WHAT YOU NEED TO DO:
Take the lines of the data below from the very first through the line containing "import numpy as np" and output them exactly, pictures excluded.

STORED DATA:

· · ·

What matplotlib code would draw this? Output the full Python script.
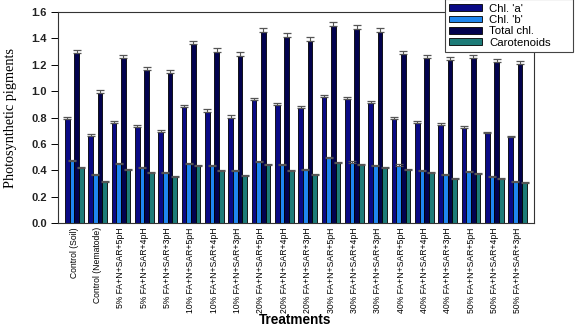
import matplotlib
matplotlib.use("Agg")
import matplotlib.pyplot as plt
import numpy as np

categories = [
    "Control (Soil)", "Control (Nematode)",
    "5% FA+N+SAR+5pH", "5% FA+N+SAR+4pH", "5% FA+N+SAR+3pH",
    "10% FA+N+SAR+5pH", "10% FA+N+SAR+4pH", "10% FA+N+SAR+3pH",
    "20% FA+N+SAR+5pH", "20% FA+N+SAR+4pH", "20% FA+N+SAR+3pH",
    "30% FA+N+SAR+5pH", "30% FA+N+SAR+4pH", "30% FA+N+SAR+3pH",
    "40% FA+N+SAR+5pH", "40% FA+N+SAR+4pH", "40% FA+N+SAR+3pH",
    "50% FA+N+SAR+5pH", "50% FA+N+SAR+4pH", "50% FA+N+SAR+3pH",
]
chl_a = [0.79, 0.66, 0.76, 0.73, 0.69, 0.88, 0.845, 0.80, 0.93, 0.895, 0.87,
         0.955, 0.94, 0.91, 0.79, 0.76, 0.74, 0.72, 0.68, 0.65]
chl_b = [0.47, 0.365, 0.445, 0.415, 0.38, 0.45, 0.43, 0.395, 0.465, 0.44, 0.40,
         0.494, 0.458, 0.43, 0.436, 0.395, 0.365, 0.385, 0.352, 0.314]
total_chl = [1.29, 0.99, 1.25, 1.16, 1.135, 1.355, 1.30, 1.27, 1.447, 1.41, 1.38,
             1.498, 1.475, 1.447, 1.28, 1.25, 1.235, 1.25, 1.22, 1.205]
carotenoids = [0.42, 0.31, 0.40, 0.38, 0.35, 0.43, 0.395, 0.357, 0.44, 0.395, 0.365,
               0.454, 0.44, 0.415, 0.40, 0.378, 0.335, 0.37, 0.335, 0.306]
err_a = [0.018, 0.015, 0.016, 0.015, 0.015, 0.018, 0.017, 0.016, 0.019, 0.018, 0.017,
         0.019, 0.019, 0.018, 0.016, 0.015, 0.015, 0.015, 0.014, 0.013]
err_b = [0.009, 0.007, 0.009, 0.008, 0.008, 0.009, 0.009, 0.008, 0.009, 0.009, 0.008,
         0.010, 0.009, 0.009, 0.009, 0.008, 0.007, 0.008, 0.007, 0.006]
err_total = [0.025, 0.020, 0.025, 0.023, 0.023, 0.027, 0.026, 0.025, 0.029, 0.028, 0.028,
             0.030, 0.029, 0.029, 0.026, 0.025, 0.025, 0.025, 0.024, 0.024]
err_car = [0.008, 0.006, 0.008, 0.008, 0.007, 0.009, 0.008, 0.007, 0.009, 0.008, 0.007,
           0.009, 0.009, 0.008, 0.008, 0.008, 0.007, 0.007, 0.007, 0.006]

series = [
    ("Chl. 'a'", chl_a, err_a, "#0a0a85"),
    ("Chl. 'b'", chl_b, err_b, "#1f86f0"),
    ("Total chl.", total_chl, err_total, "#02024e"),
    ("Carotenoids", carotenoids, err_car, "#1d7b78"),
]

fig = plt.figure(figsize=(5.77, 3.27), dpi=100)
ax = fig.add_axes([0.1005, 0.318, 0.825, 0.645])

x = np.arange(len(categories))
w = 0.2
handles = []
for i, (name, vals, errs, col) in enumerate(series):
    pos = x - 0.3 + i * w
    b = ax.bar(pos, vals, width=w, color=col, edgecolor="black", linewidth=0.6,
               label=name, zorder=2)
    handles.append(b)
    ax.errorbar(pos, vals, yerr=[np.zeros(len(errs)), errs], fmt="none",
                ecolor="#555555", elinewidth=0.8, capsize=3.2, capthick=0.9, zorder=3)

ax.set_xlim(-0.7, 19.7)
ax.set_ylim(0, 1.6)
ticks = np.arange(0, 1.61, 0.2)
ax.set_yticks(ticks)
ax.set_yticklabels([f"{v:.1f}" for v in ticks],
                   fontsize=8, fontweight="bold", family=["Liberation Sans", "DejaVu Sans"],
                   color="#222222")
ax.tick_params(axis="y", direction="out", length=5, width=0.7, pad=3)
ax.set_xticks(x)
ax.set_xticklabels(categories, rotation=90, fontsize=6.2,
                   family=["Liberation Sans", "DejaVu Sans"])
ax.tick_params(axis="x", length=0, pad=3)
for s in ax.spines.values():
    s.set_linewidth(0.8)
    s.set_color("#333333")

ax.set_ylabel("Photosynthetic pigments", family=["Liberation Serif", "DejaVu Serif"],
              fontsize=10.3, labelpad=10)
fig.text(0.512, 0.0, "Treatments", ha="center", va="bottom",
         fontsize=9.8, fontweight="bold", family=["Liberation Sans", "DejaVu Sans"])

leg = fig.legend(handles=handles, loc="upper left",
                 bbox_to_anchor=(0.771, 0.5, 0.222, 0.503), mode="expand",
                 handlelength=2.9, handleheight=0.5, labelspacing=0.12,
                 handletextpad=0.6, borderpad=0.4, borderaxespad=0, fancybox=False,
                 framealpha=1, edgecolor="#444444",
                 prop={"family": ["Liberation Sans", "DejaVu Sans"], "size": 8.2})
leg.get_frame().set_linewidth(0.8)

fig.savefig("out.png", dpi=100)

· · ·

RESPONSE:
What matplotlib code would draw this? Output the full Python script.
import matplotlib
matplotlib.use("Agg")
import matplotlib.pyplot as plt
import numpy as np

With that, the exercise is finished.